The wanderer considers the two dominant empires of the Cold War era—America and the Soviet Union.

I went drifting through the capitals of tin
Where men can’t walk or freely talk
And sons turn their fathers in.
I stopped outside a church house
Where the citizens like to sit.
They say they want the kingdom
But they don’t want God in it.

But just as this prophetic role comes to the fore, the wanderer’s flaws do, too.  His sense of his own prophetic calling is caught up with and perverted by his craving for celebrity and praise.

I went out riding down that old eight-lane
I passed a thousand signs looking for my own name.
I went with nothing but the thought you’d be there too,
Looking for you.

The song’s conclusion is particularly powerful and especially relevant for contemporary ministry.  It seems that Bono gets confessional here, meditating on his overly pious behavior throughout the 1980’s.  U2 had gotten really preachy in those days, and looking back, they see the hypocrisy and corruption of that posture and prophetic mode.  They were trying to do God’s work for him, and anyone doing that perverts the work of God and somehow becomes perverted, too.  That person doesn’t truly understand God and his grace nor his own brokenness and need of that very same grace.

Here’s the final section of the song:

I went out searching, looking for one good man
A spirit who would not bend or break
Who would sit at his father’s right hand.
I went out walking with a bible and a gun
The word of God lay heavy on my heart
I was sure I was the one.

Now Jesus, don’t you wait up, Jesus I’ll be home soon.
Yeah, I went out for the papers, told her I’d be back by noon.
Yeah, I left with nothing but the thought you’d be there too
Looking for you.

Yeah, I went with nothing, nothing but the thought of you.
I went wandering.

Again, the wanderer had gone out to do God’s will.  He was out there because of this sense of divine calling.  But he went out with a Bible and a gun, ready to do God’s will with violence and coercion.  He had an unshakable faith in his own superiority and the righteousness of his cause—“I was sure I was the one.”

The penultimate section is just brilliant—“Don’t you worry, Jesus, I got this one.”  It’s profoundly striking how U2 portrays this sort of figure who seeks to do God’s work for him but totally misses it.

The temptation of this sort of ministry posture is so powerful.  We want to change others, coerce others, make them take our side and convert them to our movement.  This was Paul’s mode of doing God’s work before his conversion.

But this ministry mode is anything but pleasing to God.  Jesus condemns the Pharisees for going to great lengths to make disciples.  They don’t realize that they’re turning people into twice the sons of hell that they are (Matt. 23:15).  Imagine the Pharisees’ horror at hearing this—what are you talking about!?  We’re doing God’s will!

This may be the very sort of behavior that John has in mind in 2 John 9, speaking of those who run ahead of God.  Sometimes passionate zeal can seem like godliness, but it often carries a person beyond and outside of what God intends.

A ministry partner mentioned to me a few months ago that he found himself trying to turn our church into what he thought it should be.  I was struck because his comments revealed my own attitudes and strategies.  The end of this way, however, is frustration and anger, which do not bring about God’s righteousness (James 1:20).

A variety of pressures force us into modes of coercion that marginalize God’s grace in relationships and ministry.  They must be resisted, however, so that we never coerce or become relationally manipulative or rhetorically violent.

God’s grace only flows through cruciform servants who radiate freedom to others and joyfully love with abandon.

5 thoughts on ““The Wanderer” by U2

  1. joey

    Took the family to New York, where we saw U2 on July 26th and 27th.

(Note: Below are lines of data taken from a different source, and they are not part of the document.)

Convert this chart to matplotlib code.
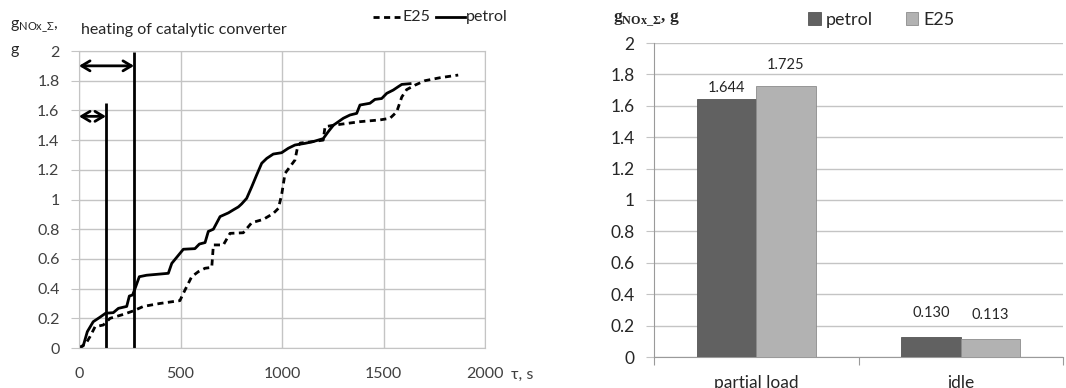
import matplotlib
matplotlib.use("Agg")
import matplotlib.pyplot as plt

plt.rcParams['font.family'] = ['Lato', 'DejaVu Sans']
plt.rcParams['mathtext.fontset'] = 'custom'
plt.rcParams['mathtext.rm'] = 'Lato'

# cumulative NOx over the test, g
petrol_t = [0, 21, 41, 70, 103, 131, 169, 194, 235, 248, 264, 276, 297, 333, 440, 457, 481,
            514, 571, 593, 621, 637, 662, 695, 736, 760, 785, 801, 826, 851, 875, 900, 925,
            957, 998, 1031, 1064, 1113, 1154, 1203, 1228, 1253, 1302, 1335, 1368, 1384,
            1433, 1458, 1491, 1516, 1548, 1573, 1590, 1631]
petrol_g = [0, 0.015, 0.11, 0.177, 0.207, 0.234, 0.238, 0.267, 0.28, 0.35, 0.357, 0.40,
            0.48, 0.49, 0.503, 0.57, 0.61, 0.665, 0.669, 0.70, 0.71, 0.785, 0.80, 0.885,
            0.91, 0.93, 0.95, 0.97, 1.008, 1.086, 1.165, 1.244, 1.277, 1.306, 1.315, 1.345,
            1.367, 1.378, 1.39, 1.41, 1.457, 1.50, 1.547, 1.569, 1.58, 1.636, 1.648, 1.674,
            1.68, 1.715, 1.737, 1.76, 1.775, 1.78]

e25_t = [0, 34, 54, 79, 120, 153, 218, 268, 317, 399, 497, 514, 555, 588, 621, 654, 662,
         711, 744, 809, 851, 908, 957, 982, 998, 1015, 1039, 1064, 1077, 1090, 1154, 1203,
         1212, 1253, 1384, 1483, 1532, 1565, 1590, 1614, 1655, 1704, 1778, 1868]
e25_g = [0, 0.03, 0.076, 0.143, 0.155, 0.20, 0.226, 0.25, 0.28, 0.30, 0.319, 0.368, 0.48,
         0.514, 0.537, 0.543, 0.694, 0.694, 0.772, 0.776, 0.844, 0.866, 0.906, 0.94, 1.03,
         1.176, 1.22, 1.266, 1.356, 1.38, 1.39, 1.40, 1.49, 1.50, 1.524, 1.536, 1.547, 1.59,
         1.69, 1.74, 1.77, 1.80, 1.82, 1.838]

# catalytic converter heating intervals, s
heat_short = 133
heat_long = 271

modes = ['partial load', 'idle']
bar_petrol = [1.644, 0.130]
bar_e25 = [1.725, 0.113]
bar_labels_petrol = ['1.644', '0.130']
bar_labels_e25 = ['1.725', '0.113']

W, H = 1066, 388
fig = plt.figure(figsize=(W / 100, H / 100), dpi=100)


def box(x0, y0, x1, y1):
    return [x0 / W, 1 - y1 / H, (x1 - x0) / W, (y1 - y0) / H]


grid_c = '#c4c4c4'
txt_c = '#404040'

# ---- left: cumulative NOx vs time ----
ax = fig.add_axes(box(79, 51, 485, 348))
ax.plot(e25_t, e25_g, color='black', lw=2, ls=(0, (2.2, 1.6)))
ax.plot(petrol_t, petrol_g, color='black', lw=2)
ax.set_xlim(0, 2000)
ax.set_ylim(0, 2)
ax.set_xticks([0, 500, 1000, 1500, 2000])
ax.set_yticks([i * 0.2 for i in range(11)])
ax.set_yticklabels(['0', '0.2', '0.4', '0.6', '0.8', '1', '1.2', '1.4', '1.6', '1.8', '2'])
ax.grid(True, color=grid_c, lw=1)
for s in ax.spines.values():
    s.set_color(grid_c)
ax.tick_params(axis='y', length=6, color=grid_c, labelsize=11.5, labelcolor=txt_c, pad=8)
ax.tick_params(axis='x', length=0, labelsize=11.5, labelcolor=txt_c, pad=14)

ax.vlines([heat_short], 0, 1.65, color='black', lw=2)
ax.vlines([heat_long], 0, 1.99, color='black', lw=2)
for xe, ya in [(heat_long, 1.9), (heat_short, 1.56)]:
    ax.annotate('', xy=(0, ya), xytext=(xe, ya),
                arrowprops=dict(arrowstyle='<->,head_length=0.5,head_width=0.3',
                                color='black', lw=2, shrinkA=0, shrinkB=0,
                                mutation_scale=12))

fig.text(81 / W, 1 - 30 / H, 'heating of catalytic converter', fontsize=11.5, color='#262626',
         va='center', ha='left')
fig.text(10 / W, 1 - 27 / H, r'g$_{\mathregular{NOx\_Σ}}$,', fontsize=11.5, color='#262626',
         va='center', ha='left')
fig.text(10 / W, 1 - 50 / H, 'g', fontsize=11.5, color='#262626', va='center', ha='left')
fig.text(511 / W, 1 - 375 / H, 'τ, s', fontsize=11.5, color=txt_c, va='center', ha='left')

# legend drawn in figure space
leg_y = 1 - 17 / H
fig.add_artist(plt.Line2D([373 / W, 400 / W], [leg_y, leg_y], color='black', lw=2,
                          ls=(0, (2.2, 1.6))))
fig.text(402 / W, leg_y, 'E25', fontsize=11.5, color='#262626', va='center')
fig.add_artist(plt.Line2D([436 / W, 465 / W], [leg_y, leg_y], color='black', lw=2))
fig.text(466 / W, leg_y, 'petrol', fontsize=11.5, color='#262626', va='center')

# ---- right: totals per mode ----
bx = fig.add_axes(box(654, 43, 1063, 357))
xs = list(range(len(modes)))
bw = 0.29
bp = bx.bar([x - bw / 2 for x in xs], bar_petrol, bw, color='#616161', edgecolor='#555555',
            lw=0.6, zorder=3, label='petrol')
be = bx.bar([x + bw / 2 for x in xs], bar_e25, bw, color='#b2b2b2', edgecolor='#8c8c8c',
            lw=0.6, zorder=3, label='E25')
bx.set_xlim(-0.5, 1.5)
bx.set_ylim(0, 2)
bx.set_yticks([i * 0.2 for i in range(11)])
bx.set_yticklabels(['0', '0.2', '0.4', '0.6', '0.8', '1', '1.2', '1.4', '1.6', '1.8', '2'])
bx.yaxis.grid(True, color=grid_c, lw=1, zorder=0)
bx.set_xticks([-0.5, 0.5, 1.5])
bx.set_xticklabels([])
bx.set_xticks(xs, minor=True)
bx.set_xticklabels(modes, minor=True)
bx.tick_params(axis='x', which='minor', length=0, labelsize=12.5, labelcolor='#262626', pad=13)
bx.tick_params(axis='x', which='major', length=6, color='#9a9a9a')
bx.tick_params(axis='y', length=6, color=grid_c, labelsize=12.5, labelcolor='#262626', pad=8)
for k in ['top', 'right']:
    bx.spines[k].set_visible(False)
bx.spines['left'].set_color('#9a9a9a')
bx.spines['bottom'].set_color('#9a9a9a')

offs_p = [11, 24]
offs_e = [21, 24]
for i, x in enumerate(xs):
    bx.annotate(bar_labels_petrol[i], (x - bw / 2, bar_petrol[i]), xytext=(0, offs_p[i]),
                textcoords='offset pixels', ha='center', va='center', fontsize=10.5,
                color='#262626')
    bx.annotate(bar_labels_e25[i], (x + bw / 2, bar_e25[i]), xytext=(0, offs_e[i]),
                textcoords='offset pixels', ha='center', va='center', fontsize=10.5,
                color='#262626')

fig.legend(handles=[bp, be], loc='center left', bbox_to_anchor=(799 / W, 1 - 20 / H),
           ncol=2, frameon=False, fontsize=13, handlelength=0.7, handleheight=0.7,
           handletextpad=0.3, columnspacing=1.8, borderpad=0, labelcolor='#262626')
fig.text(613 / W, 1 - 20 / H, r'g$_{\mathregular{NOx\_Σ}}$, g', fontsize=12.5,
         family='Liberation Serif', weight='bold', color='#262626', va='center')

fig.savefig('out.png', dpi=100)
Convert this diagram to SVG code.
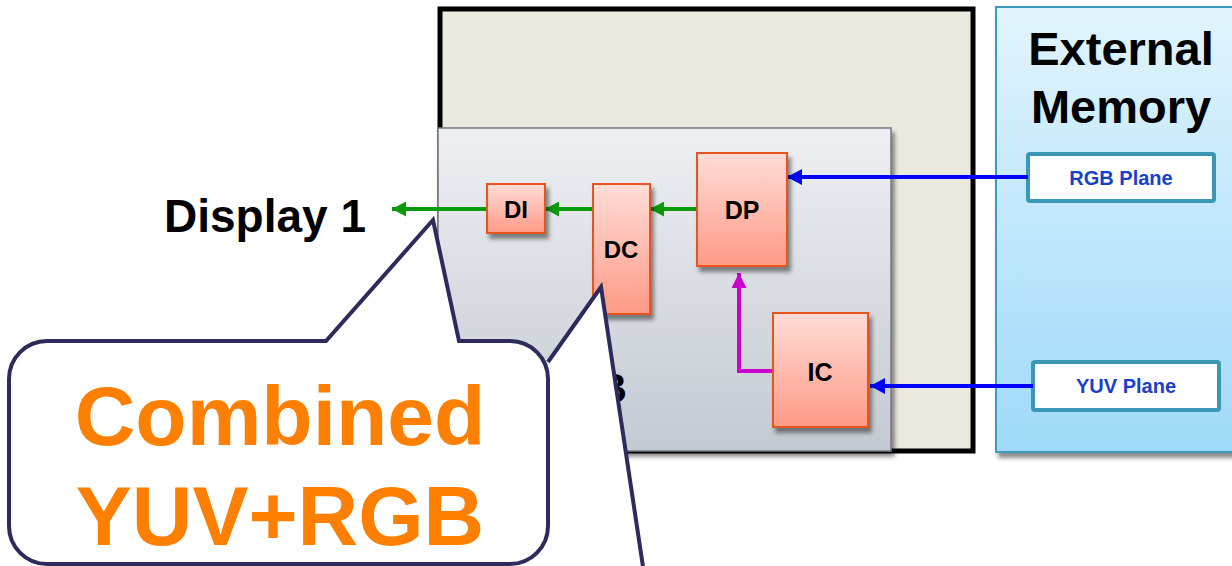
<svg xmlns="http://www.w3.org/2000/svg" width="1232" height="566" viewBox="0 0 1232 566">
  <style>
    .lbl { font-family: "Liberation Sans", Arial, sans-serif; font-weight: bold; fill: #000; text-anchor: middle; }
    .blk { fill: url(#blockGrad); stroke: #E8541C; stroke-width: 2; filter: url(#shadow); }
    .plane { fill: #fff; stroke: #3A97B5; stroke-width: 4; }
    .planeTxt { font-family: "Liberation Sans", Arial, sans-serif; font-weight: bold; font-size: 20px; fill: #1A3FC9; text-anchor: middle; }
    .big { font-family: "Liberation Sans", Arial, sans-serif; font-weight: bold; font-size: 84px; fill: #FF7F00; text-anchor: middle; }
    .callout { fill: #fff; stroke: #2D2B5C; stroke-width: 4; stroke-linejoin: miter; }
  </style>
  <defs>
    <linearGradient id="blockGrad" x1="0" y1="0" x2="0" y2="1">
      <stop offset="0" stop-color="#FFDDD7"/>
      <stop offset="1" stop-color="#FF9A86"/>
    </linearGradient>
    <linearGradient id="ipuGrad" x1="0" y1="0" x2="0" y2="1">
      <stop offset="0" stop-color="#EEF0F3"/>
      <stop offset="1" stop-color="#C4CAD2"/>
    </linearGradient>
    <linearGradient id="memGrad" x1="0" y1="0" x2="0" y2="1">
      <stop offset="0" stop-color="#E2F4FD"/>
      <stop offset="1" stop-color="#9FDAF8"/>
    </linearGradient>
    <filter id="shadow" x="-20%" y="-20%" width="150%" height="150%">
      <feDropShadow dx="3" dy="5" stdDeviation="2" flood-color="#000" flood-opacity="0.45"/>
    </filter>
    <marker id="arrGreen" markerWidth="14" markerHeight="15" refX="14" refY="7.5" orient="auto" markerUnits="userSpaceOnUse">
      <path d="M0,0 L14,7.5 L0,15 Z" fill="#0A9A0A"/>
    </marker>
    <marker id="arrBlue" markerWidth="15" markerHeight="16" refX="15" refY="8" orient="auto" markerUnits="userSpaceOnUse">
      <path d="M0,0 L15,8 L0,16 Z" fill="#0000FF"/>
    </marker>
    <marker id="arrMag" markerWidth="15" markerHeight="15" refX="15" refY="7.5" orient="auto" markerUnits="userSpaceOnUse">
      <path d="M0,0 L15,7.5 L0,15 Z" fill="#CC00CC"/>
    </marker>
  </defs>

  <rect width="1232" height="566" fill="#fff"/>

  <!-- SoC outline -->
  <g id="soc">
    <rect x="440" y="9" width="533" height="442" fill="#ECE9DF" stroke="#000" stroke-width="5"/>
  </g>

  <!-- IPU block -->
  <g id="ipu">
    <rect x="438" y="128" width="453" height="323" fill="url(#ipuGrad)" stroke="#6F7780" stroke-width="1.5" filter="url(#shadow)"/>
    <text class="lbl" x="627" y="402" font-size="40" style="text-anchor:end">B</text>
  </g>

  <!-- External memory -->
  <g id="external-memory">
    <rect x="996" y="7" width="250" height="445" fill="url(#memGrad)" stroke="#3C9CBA" stroke-width="2" filter="url(#shadow)"/>
    <text class="lbl" x="1121" y="65" font-size="47">External</text>
    <text class="lbl" x="1121" y="123" font-size="47">Memory</text>
  </g>
  <g id="rgb-plane">
    <rect class="plane" x="1028" y="154" width="186" height="47" rx="2"/>
    <text class="planeTxt" x="1121" y="185">RGB Plane</text>
  </g>
  <g id="yuv-plane">
    <rect class="plane" x="1033" y="362" width="186" height="48" rx="2"/>
    <text class="planeTxt" x="1126" y="393">YUV Plane</text>
  </g>

  <!-- Display output label -->
  <g id="display1">
    <text class="lbl" x="265" y="232" font-size="46">Display 1</text>
  </g>

  <!-- Connectors -->
  <g id="connectors" fill="none">
    <line x1="487" y1="209" x2="392" y2="209" stroke="#0A9A0A" stroke-width="4" marker-end="url(#arrGreen)"/>
    <line x1="593" y1="209" x2="545" y2="209" stroke="#0A9A0A" stroke-width="4" marker-end="url(#arrGreen)"/>
    <line x1="697" y1="209" x2="650" y2="209" stroke="#0A9A0A" stroke-width="4" marker-end="url(#arrGreen)"/>
    <line x1="1028" y1="177" x2="787" y2="177" stroke="#0000FF" stroke-width="4" marker-end="url(#arrBlue)"/>
    <line x1="1033" y1="386" x2="870" y2="386" stroke="#0000FF" stroke-width="4" marker-end="url(#arrBlue)"/>
    <polyline points="773,371 739,371 739,273" stroke="#CC00CC" stroke-width="4" marker-end="url(#arrMag)"/>
  </g>

  <!-- Processing blocks -->
  <g id="di">
    <rect class="blk" x="487" y="184" width="58" height="49"/>
    <text class="lbl" x="516" y="218" font-size="24">DI</text>
  </g>
  <g id="dc">
    <rect class="blk" x="593" y="184" width="57" height="130"/>
    <text class="lbl" x="621" y="258" font-size="24">DC</text>
  </g>
  <g id="dp">
    <rect class="blk" x="697" y="153" width="90" height="113"/>
    <text class="lbl" x="742" y="219" font-size="25">DP</text>
  </g>
  <g id="ic">
    <rect class="blk" x="773" y="313" width="95" height="114"/>
    <text class="lbl" x="820" y="381" font-size="25">IC</text>
  </g>

  <!-- Callout with two pointers -->
  <g id="callout">
    <polygon points="548,362 601,287 648,600 470,600" fill="#fff" stroke="none"/>
    <polyline class="callout" points="548,362 601,287 648,600" fill="none"/>
    <path class="callout" d="M47,341 L326,341 L433,220 L459,341 L510,341 A38,38 0 0 1 548,379 L548,526 A38,38 0 0 1 510,564 L47,564 A38,38 0 0 1 9,526 L9,379 A38,38 0 0 1 47,341 Z"/>
    <text class="big" x="280" y="445">Combined</text>
    <text class="big" x="280" y="545">YUV+RGB</text>
  </g>
</svg>
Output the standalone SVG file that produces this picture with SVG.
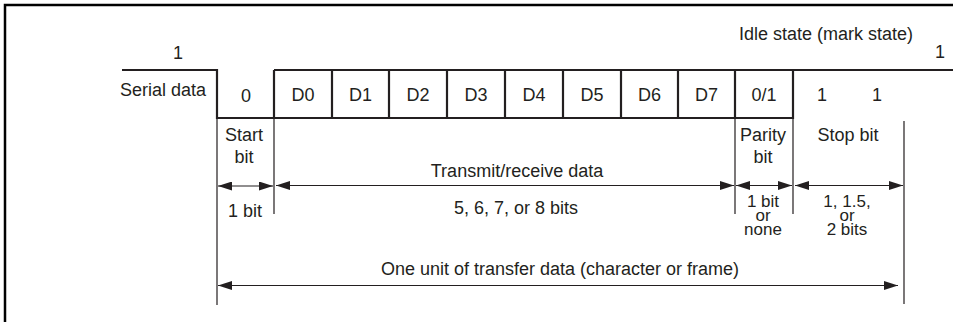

Been a fan since 1983, when I first saw the Sunday Bloody Sunday video recorded at Red Rocks.
    Gloria (as song that’s all about God) was a highlight, as well as Bullet the Blue Sky, Until the End of the World (sometimes I ache for Judas), and Where the Streets Have No Name. Bono pointed at my 13 year old daughter during City of Blinding Lights (we were on the front row) – made her day.